Marissa Samuel Vecsler. Courtesy photo

DRIVING FROM CHICAGO TO IOWA CITY FOR THE IN-PERSON GMAT

One of those students is Schmidt who says he’s been studying for the GMAT for two years. The Chicago-based investment manager has taken the GMAT three times and was hoping this spring would be the last time before applying to the round 1 application deadlines at many of the “top-10 schools” this coming fall. Schmidt used self-study books during the first two attempts and despite “hundreds of hours of prep,” those times “didn’t go well.” Next, he used an online tutor, and even though his scores improved, they weren’t where he wanted them to be.

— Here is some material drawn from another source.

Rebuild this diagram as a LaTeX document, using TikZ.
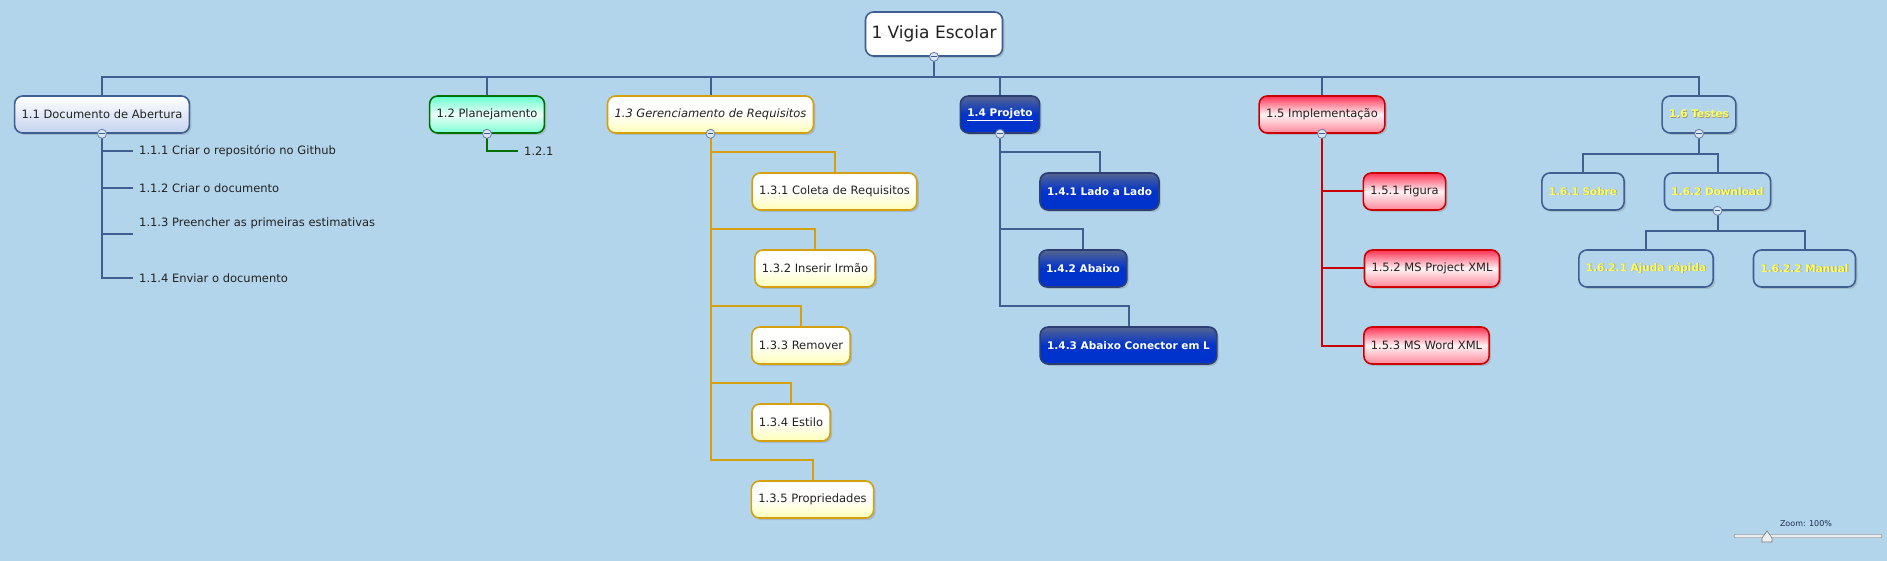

So for the fourth time, Schmidt says he “pulled out all the stops,” and hired a private one-on-one tutor. That made the difference and based on his recent practice tests, Schmidt says he “just needed to show up” for the real version.

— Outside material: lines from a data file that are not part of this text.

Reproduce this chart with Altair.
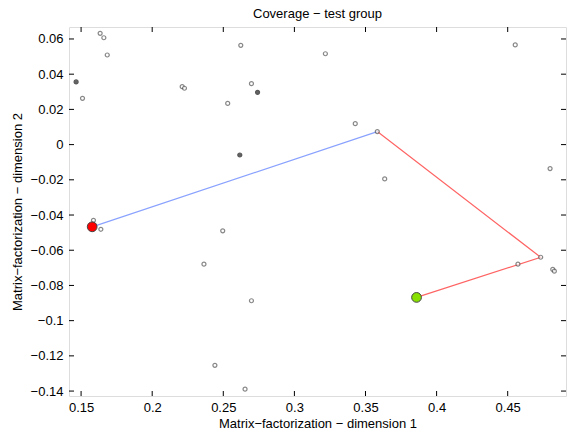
import altair as alt
import pandas as pd

# scatter points (dimension 1, dimension 2); dark = overlapping/duplicate points
xs = [0.1465, 0.151, 0.1634, 0.166, 0.1684, 0.2211, 0.2227, 0.2623, 0.2531, 0.2698,
      0.2741, 0.2616, 0.3218, 0.3428, 0.3583, 0.4553, 0.4798, 0.3635, 0.1587, 0.1639,
      0.2496, 0.2364, 0.2698, 0.2441, 0.2653, 0.4572, 0.4732, 0.4817, 0.4828]
ys = [0.0356, 0.0263, 0.0632, 0.0607, 0.0509, 0.0329, 0.0320, 0.0564, 0.0234, 0.0346,
      0.0297, -0.0059, 0.0516, 0.0119, 0.0074, 0.0566, -0.0136, -0.0195, -0.0430, -0.0481,
      -0.0490, -0.0679, -0.0887, -0.1254, -0.1389, -0.0679, -0.0640, -0.0709, -0.0719]
dark = [1, 0, 0, 0, 0, 0, 0, 0, 0, 0,
        1, 1, 0, 0, 0, 0, 0, 0, 0, 0,
        0, 0, 0, 0, 0, 0, 0, 0, 0]

# path segments
blue_x = [0.1578, 0.3583]
blue_y = [-0.0467, 0.0074]
red_x = [0.3583, 0.4732, 0.3859]
red_y = [0.0074, -0.0640, -0.0868]

# start / end points
start_pt = (0.1578, -0.0467)
end_pt = (0.3859, -0.0868)

x_ticks = [0.15, 0.2, 0.25, 0.3, 0.35, 0.4, 0.45]
y_ticks = [0.06, 0.04, 0.02, 0.0, -0.02, -0.04, -0.06, -0.08, -0.1, -0.12, -0.14]

W, H = 497, 369
FONT = "Liberation Sans"

xsc = alt.Scale(domain=[0.1415, 0.491], nice=False, zero=False)
ysc = alt.Scale(domain=[-0.1428, 0.0668], nice=False, zero=False)

lab = "replace(format(datum.value, '.2~f'), '-', '\u2212')"

xaxis = alt.Axis(values=x_ticks, labelExpr=lab, ticks=False, domain=False, grid=False,
                 labelOverlap=False, labelFlush=False,
                 labelFontSize=13, labelFont=FONT, labelColor="black", labelPadding=5,
                 title="Matrix\u2212factorization \u2212 dimension 1", titleFont=FONT,
                 titleFontSize=13, titleFontWeight="normal", titleColor="black", titlePadding=3)
yaxis = alt.Axis(values=y_ticks, labelExpr=lab, ticks=False, domain=False, grid=False,
                 labelOverlap=False, labelFlush=False,
                 labelFontSize=13, labelFont=FONT, labelColor="black", labelPadding=6,
                 title="Matrix\u2212factorization \u2212 dimension 2", titleFont=FONT,
                 titleFontSize=13, titleFontWeight="normal", titleColor="black", titlePadding=6)

pts = pd.DataFrame({"x": xs, "y": ys, "dark": dark})
blue = pd.DataFrame({"x": blue_x, "y": blue_y, "o": range(len(blue_x))})
red = pd.DataFrame({"x": red_x, "y": red_y, "o": range(len(red_x))})
big = pd.DataFrame({"x": [start_pt[0], end_pt[0]], "y": [start_pt[1], end_pt[1]],
                    "k": ["start", "end"]})
xt = pd.DataFrame({"v": x_ticks})
yt = pd.DataFrame({"v": y_ticks})

X = lambda f: alt.X(f, scale=xsc, axis=xaxis)
Y = lambda f: alt.Y(f, scale=ysc, axis=yaxis)

blue_line = alt.Chart(blue).mark_line(color="#8aa2ff", strokeWidth=1.2).encode(
    x=X("x:Q"), y=Y("y:Q"), order="o:Q")
red_line = alt.Chart(red).mark_line(color="#ff6464", strokeWidth=1.2).encode(
    x=X("x:Q"), y=Y("y:Q"), order="o:Q")

scatter = alt.Chart(pts).mark_point(shape="circle", size=16, strokeWidth=1.2, clip=True).encode(
    x=X("x:Q"), y=Y("y:Q"),
    stroke=alt.condition("datum.dark == 1", alt.value("#111111"), alt.value("#555555")),
    fill=alt.condition("datum.dark == 1", alt.value("#222222"), alt.value("white")),
    fillOpacity=alt.value(1))

bigpts = alt.Chart(big).mark_point(shape="circle", size=95, strokeWidth=1, filled=True, opacity=1).encode(
    x=X("x:Q"), y=Y("y:Q"),
    fill=alt.Color("k:N", scale=alt.Scale(domain=["start", "end"], range=["#ff0000", "#88e000"]),
                   legend=None),
    stroke=alt.value("#444444"))

tl = 5
xt_bot = alt.Chart(xt).mark_rule(color="black", strokeWidth=1).encode(
    x=X("v:Q"), y=alt.value(H), y2=alt.value(H - tl))
xt_top = alt.Chart(xt).mark_rule(color="black", strokeWidth=1).encode(
    x=X("v:Q"), y=alt.value(0), y2=alt.value(tl))
yt_left = alt.Chart(yt).mark_rule(color="black", strokeWidth=1).encode(
    y=Y("v:Q"), x=alt.value(0), x2=alt.value(tl))
yt_right = alt.Chart(yt).mark_rule(color="black", strokeWidth=1).encode(
    y=Y("v:Q"), x=alt.value(W), x2=alt.value(W - tl))

chart = alt.layer(blue_line, red_line, xt_bot, xt_top, yt_left, yt_right, scatter, bigpts).properties(
    width=W, height=H,
    title=alt.TitleParams("Coverage \u2212 test group", font=FONT, fontSize=13,
                          fontWeight="normal", color="black", anchor="middle", offset=6),
    autosize=alt.AutoSizeParams(type="none"),
    padding={"left": 69, "top": 27, "right": 2, "bottom": 40},
).configure_view(stroke="black", strokeWidth=1).configure_axis(
    labelOverlap=False, labelFlush=False
).configure(background="white")

chart.save("out.html", embed_options={"renderer": "svg", "actions": False})
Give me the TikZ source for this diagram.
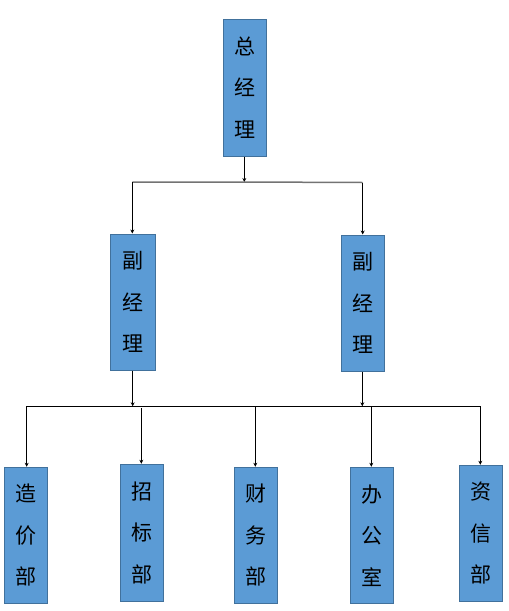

Then, COVID-19 intervened. Schmidt signed up for the at-home version of the GMAT for May 12, but when he started working with the online whiteboard, he realized he might need to start looking at alternative options. “I was just hoping COVID would kind of blow over and I’d be able to take it whenever and wherever,” Schmidt says. But then, as coronavirus cases in Chicago continued to climb and there was “really no end in sight,” Schmidt says he “had to take some drastic measures.”

“And for me, that was going to a state that is open,” Schmidt explains. He looked at test centers that had opened in bordering states like Iowa, Indiana, and Wisconsin. Schmidt says he even considered looking at states with lower COVID-19 cases like Montana and Wyoming. But Schmidt eventually settled on Iowa City, which is about a three-and-a-half-hour drive from his home in Chicago. Schmidt says the June 10th date he found was the last available one in Iowa City. “That was the single last test date available and I got the single-last seating in June in Iowa. Maybe additional ones will come available, I can’t speak to that, but when I looked it was the single-last one,” Schmidt says. “The options are really picked over, and I’m thinking a lot of people must have the same plan I do to go to a state that’s more open socially and economically.”

Even then, there are a number of restrictions being imposed on test-takers. Students won’t be admitted to an open center if they have tested positive for COVID or have experienced symptoms, from shortness of breath to a cough, associated with the virus. If a test-taker lives or has had close contact with either a confirmed or suspected case of COVID or has been under home quarantine, they also will not be allowed to enter the test center. And if you get in, you have to bring and wear your own face mask and stay six feet away from other test-takers. Candidates can wear disposable gloves during testing and some centers may require test-takers to provide a temperature check upon arrival.